The possibilities and pleasures are legion.
Since few people have the means to buy all the recordings that can fit on ever-larger hard disks, the eventual solution will probably be subscription services that put recordings on subscribers’ hard disks, but render the files unplayable if the subscription is dropped.
A final note on hard disk music libraries: for times out of the office, I also selected a smaller fanless hard drive case that uses 2.5” notebook drives as opposed to the 3.5’ drives used in desktops. This time I used mail order to get an especially robust case from Other World Computing.
Moving now to the second dimension, decoding, there are ads in every weekend’s papers offering computers yielding ever more clout for fewer bucks. The threshhold for decoding full-fidelity audio files without splutters was reached a while ago. Now the challenge is playing HD video and high definition audio minus burps. That currently requires discrete graphics and audio cards, with their own chips and memory, to take over intensive AV work from the computer’s main chip.
The third dimension of audiophile computing, affordably converting digital signals to analogue electrical waves outside the computer case, has gained critical mass during the past two years. Headroom’s “Total Bithead,” one of the best bargains, period, in quality audio, is a solution that I’ve tested over the last six months. Roughly $200 gets you a combined external DAC and headphone amplifier. When the Total Bithead is plugged into the USB port of a computer, it’s powered by the computer as well as bypassing the computer’s sound card to draw direct digital information If you plug an iPod or other player into the Bithead, it runs on battery power. As you can see from the photo of the Total Bithead juxtaposed with the cover of the Virgin Classics DVD of Stravinsky’s Le Rossignol, the combination DAC/AMP is just about the same size as an iPod Classic.
I plugged a pair of Grado SR125 headphones into the Bithead. They cost about the same as the DAC/AMP. For equivalent quality sound from standard amps and speakers, you’d have to spend at least five times as much to get the same accurate, uncoloured sound suitable for reviewing CDs. Plus the Total Bithead and SR125’s weigh in together at under one pound, and fit comfortably into a laptop case.
DAC processing seems, at first, to be a straightforward affair: engineers move processing outside the computer’s electrically and mechanically noisy innards to an external box.
In fact, doing this right is the opposite of easy, especially if one is trying to come up with a product that mere mortals can afford. You have hundreds of thousands of rapidly flowing on-and-off electrical signals that have to be decoded into continuous electrical waves. On the receiving side, decoding must be tightly coordination with the signal source.

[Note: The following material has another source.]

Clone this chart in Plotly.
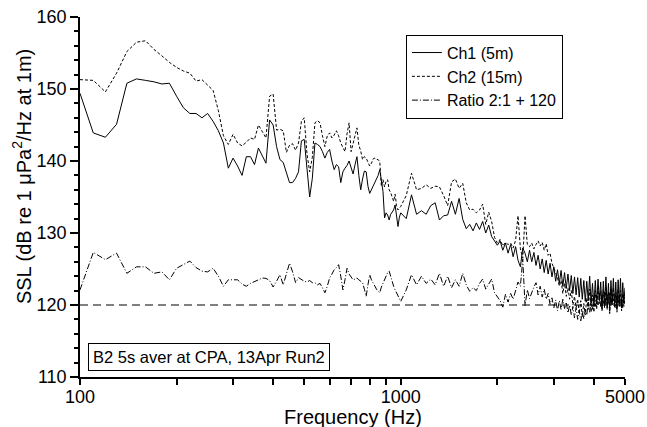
import plotly.graph_objects as go

# Frequency grid (Hz): FFT bins read at 10 Hz below 1 kHz, 40 Hz above
freq_low = list(range(100, 1000, 10))
freq_high = list(range(1000, 5001, 40))

ch1_low = [
    149.4, 143.9, 143.3, 145.1, 150.8, 151.4, 151.2, 151.0, 150.7, 150.8,
    149.0, 147.4, 146.6, 146.6, 146.0, 146.6, 145.5, 144.2, 142.5, 139.0,
    140.4, 139.3, 138.0, 140.6, 140.6, 139.5, 141.8, 140.8, 139.7, 145.7,
    145.0, 142.0, 140.2, 139.8, 138.5, 137.0, 137.0, 137.6, 138.5, 142.8,
    143.0, 138.5, 135.0, 137.6, 142.5, 142.3, 142.0, 141.3, 140.4, 141.2,
    141.6, 140.0, 138.8, 139.5, 139.2, 137.0, 138.5, 139.0, 139.4, 140.0,
    139.2, 138.2, 139.5, 140.6, 138.0, 136.0, 137.5, 138.6, 138.5, 136.5,
    135.5, 136.0, 136.5, 137.0, 137.4, 138.0, 138.8, 137.4, 135.8, 132.1,
    132.8, 132.5, 131.8, 132.6, 133.0, 133.2, 133.9, 132.5, 130.9, 132.2,
]
ch1_high = [
    132.8, 132.0, 135.3, 132.6, 133.1, 132.6, 133.8, 134.2, 131.8, 132.4,
    132.5, 134.4, 132.6, 134.8, 131.9, 130.6, 131.2, 130.3, 131.4, 130.5,
    131.6, 130.0, 131.1, 129.5, 128.9, 128.3, 128.9, 127.6, 128.6, 127.2,
    128.4, 126.7, 128.1, 126.2, 125.3, 127.9, 127.2, 126.0, 127.6, 126.0,
    127.3, 125.5, 126.9, 125.0, 126.4, 124.5, 126.2, 124.3, 125.8, 123.9,
    125.3, 123.3, 124.9, 123.0, 124.8, 122.6, 124.5, 122.3, 124.3, 122.0,
    124.1, 121.6, 123.9, 121.4, 123.8, 121.1, 123.7, 120.8, 123.4, 120.5,
    123.3, 120.6, 124.0, 120.2, 123.0, 119.8, 123.4, 120.1, 123.6, 120.6,
    123.2, 119.4, 123.3, 120.0, 123.9, 119.6, 123.0, 119.1, 123.4, 120.2,
    123.7, 119.8, 123.2, 119.4, 123.5, 120.1, 123.7, 119.6, 123.1, 120.2,
    122.4,
]

ch2_low = [
    151.3, 151.2, 149.6, 152.2, 155.2, 156.5, 156.7, 155.5, 154.6, 153.7,
    153.0, 152.5, 152.2, 151.1, 151.3, 150.5, 149.8, 147.0, 143.5, 142.3,
    143.7, 142.5, 142.1, 142.6, 143.2, 143.0, 145.0, 144.1, 143.2, 149.0,
    149.3, 144.3, 144.4, 144.2, 141.2, 142.2, 142.4, 141.5, 142.5, 145.5,
    146.0, 141.0, 138.5, 140.5, 145.3, 145.6, 145.3, 143.5, 142.0, 143.5,
    143.9, 143.2, 143.6, 144.2, 143.5, 142.5, 141.8, 141.3, 143.8, 145.3,
    141.3, 142.5, 143.6, 144.6, 142.2, 141.4, 140.2, 140.6, 140.4, 139.8,
    139.3, 139.7, 140.3, 140.4, 140.2, 140.2, 139.9, 136.5, 137.4, 136.4,
    137.2, 137.4, 136.0, 135.6, 135.0, 134.4, 135.4, 133.8, 133.2, 133.5,
]
ch2_high = [
    133.7, 135.2, 138.3, 136.0, 136.2, 136.7, 136.2, 136.5, 136.4, 135.2,
    133.8, 137.1, 137.5, 136.2, 136.9, 134.2, 133.2, 133.3, 132.8, 133.2,
    134.0, 131.2, 132.9, 131.6, 129.4, 128.6, 129.1, 128.2, 128.7, 128.4,
    128.6, 127.9, 129.0, 132.4, 127.8, 126.5, 132.4, 128.4, 128.1, 128.6,
    127.8, 128.4, 128.9, 128.2, 128.7, 127.6, 128.5, 126.9, 127.2, 125.8,
    125.2, 124.6, 123.8, 122.6, 123.4, 121.6, 123.0, 121.2, 122.4, 120.8,
    122.0, 120.0, 121.2, 119.6, 120.8, 118.8, 120.6, 118.4, 120.2, 118.6,
    121.0, 119.4, 122.2, 119.0, 121.4, 119.0, 122.0, 119.4, 122.4, 120.2,
    122.0, 119.2, 122.0, 119.6, 122.6, 119.4, 121.8, 118.8, 122.2, 120.0,
    122.4, 119.6, 121.8, 119.0, 122.2, 119.8, 122.0, 119.2, 121.6, 119.8,
    121.0,
]

ratio_low = [
    122.1, 127.3, 126.3, 127.2, 124.4, 125.3, 125.3, 124.4, 124.6, 123.5,
    125.1, 125.6, 126.1, 125.2, 124.7, 124.6, 125.1, 124.0, 122.6, 123.5,
    123.5, 123.5, 122.9, 122.6, 123.0, 123.3, 123.5, 123.75, 123.7, 123.4,
    122.5, 123.3, 124.2, 122.8, 124.5, 125.8, 124.6, 123.1, 123.8, 123.5,
    123.3, 123.2, 123.4, 123.1, 123.1, 122.8, 123.0, 122.4, 121.7, 122.6,
    123.75, 124.3, 124.9, 125.2, 125.6, 124.0, 122.1, 123.5, 125.1, 124.3,
    123.8, 123.5, 123.6, 123.75, 123.5, 123.3, 123.1, 122.2, 121.2, 122.8,
    124.2, 123.5, 123.0, 122.6, 122.2, 121.9, 121.7, 122.5, 123.0, 123.5,
    124.0, 124.5, 124.7, 124.0, 123.1, 122.6, 122.1, 121.7, 121.2, 120.8,
]
ratio_high = [
    120.5, 122.1, 124.2, 122.8, 124.0, 123.0, 123.6, 122.8, 124.4, 122.6,
    124.0, 122.4, 123.5, 122.6, 124.4, 122.8, 121.9, 122.4, 122.0, 123.0,
    123.6, 122.2, 123.0, 123.6, 121.7, 121.2, 120.6, 119.7, 121.5, 120.4,
    121.6, 120.8, 121.9, 123.2, 122.6, 126.4, 119.9, 122.1, 120.9, 121.8,
    122.5, 123.1, 121.4, 122.6, 121.1, 122.2, 120.8, 121.6, 120.1, 121.0,
    119.6, 120.7, 119.2, 120.6, 119.4, 120.8, 119.5, 120.4, 118.9, 120.0,
    118.6, 119.8, 118.2, 119.6, 118.0, 119.2, 117.8, 119.0, 118.1, 119.4,
    118.6, 120.4, 119.0, 120.8, 119.4, 121.2, 119.8, 121.4, 120.0, 121.6,
    119.8, 121.4, 120.2, 121.8, 120.0, 121.6, 120.2, 121.8, 119.8, 121.4,
    120.2, 121.6, 119.6, 121.2, 120.0, 121.4, 119.8, 121.0, 119.6, 121.2,
    120.4,
]

series_names = ["Ch1 (5m)", "Ch2 (15m)", "Ratio 2:1 + 120"]
x_tick_vals = [100, 1000, 5000]
x_tick_text = ["100", "1000", "5000"]
x_minor_vals = [200, 300, 400, 500, 600, 700, 800, 900, 2000, 3000, 4000]
ref_level = 120
note_text = "B2 5s aver at CPA, 13Apr Run2"


def join(xl, yl, xh, yh):
    n1 = min(len(xl), len(yl))
    n2 = min(len(xh), len(yh))
    return xl[:n1] + xh[:n2], yl[:n1] + yh[:n2]


FONT = "Liberation Sans, Arial, sans-serif"
fig = go.Figure()

x1, y1 = join(freq_low, ch1_low, freq_high, ch1_high)
x2, y2 = join(freq_low, ch2_low, freq_high, ch2_high)
x3, y3 = join(freq_low, ratio_low, freq_high, ratio_high)

fig.add_trace(go.Scatter(x=x1, y=y1, mode="lines", name=series_names[0],
                         line=dict(color="black", width=1)))
fig.add_trace(go.Scatter(x=x2, y=y2, mode="lines", name=series_names[1],
                         line=dict(color="black", width=1, dash="3px,2px")))
fig.add_trace(go.Scatter(x=x3, y=y3, mode="lines", name=series_names[2],
                         line=dict(color="black", width=1, dash="6px,2px,1px,2px")))

fig.add_shape(type="line", xref="paper", x0=0, x1=1, yref="y", y0=ref_level, y1=ref_level,
              line=dict(color="black", width=1, dash="8px,5px"), layer="below")

fig.update_layout(
    width=647, height=427,
    margin=dict(l=80, r=22, t=17, b=50),
    paper_bgcolor="white", plot_bgcolor="white",
    font=dict(family=FONT, color="black", size=18),
    legend=dict(x=0.598, y=0.951, xanchor="left", yanchor="top",
                bordercolor="black", borderwidth=1, bgcolor="white",
                font=dict(size=16, family=FONT), itemwidth=30,
                tracegroupgap=0),
    xaxis=dict(type="log", range=[2, 3.69897], tickmode="array",
               tickvals=x_tick_vals, ticktext=x_tick_text,
               ticks="outside", ticklen=6, tickwidth=1.5, tickcolor="black",
               showline=True, linecolor="black", linewidth=1.5,
               showgrid=False, zeroline=False, automargin=False,
               tickfont=dict(size=18), ticklabelstandoff=-3,
               minor=dict(tickmode="array", tickvals=x_minor_vals, ticks="outside",
                          ticklen=6, tickwidth=1.5, tickcolor="black", showgrid=False)),
    yaxis=dict(range=[110, 160], dtick=10, tick0=110,
               ticks="outside", ticklen=8, tickwidth=1.5, tickcolor="black",
               showline=True, linecolor="black", linewidth=1.5,
               showgrid=False, zeroline=False, automargin=False,
               tickfont=dict(size=18),
               minor=dict(dtick=2, ticks="outside", ticklen=4, tickwidth=1.5,
                          tickcolor="black", showgrid=False)),
)

fig.add_annotation(text="Frequency (Hz)", xref="paper", yref="paper", x=0.5, y=-0.112,
                   xanchor="center", yanchor="middle", showarrow=False,
                   font=dict(size=20, family=FONT))

fig.add_annotation(text="SSL (dB re 1 \u03bcPa<sup>2</sup>/Hz at 1m)", textangle=-90,
                   xref="paper", yref="paper", x=-0.106, y=0.556,
                   xanchor="center", yanchor="middle", showarrow=False,
                   font=dict(size=20, family=FONT))

fig.add_annotation(text=note_text, xref="paper", yref="paper", x=0.0147, y=0.055,
                   xanchor="left", yanchor="middle", showarrow=False,
                   bordercolor="black", borderwidth=1, borderpad=4, bgcolor="white",
                   font=dict(size=16.5, family=FONT))

fig.write_html("out.html")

If that coordination is just slightly off kilter, you get, literally, the jitters: microscopic gaps in timing between source playback and DAC translation that are leveraged into larger disjuncts that muck up sound quality.
The Total Bithead does the basic digital translation amd signal coordination job very well indeed. It stays within standard “Redbook” parameters: 16 bits of sound information sampled at 44 Khz per second. More advanced DACs impute greater depth (more bits in samples) or higher sampling rates to smooth out the sounds, or work directly with newer high definition recordings.
The Total Bithead, combined with quality headphones, has more than sufficient capacity to give a sonically accurate, transparent and pleasurable reading of standard CDs and DVDs. I literally don’t leave home without it.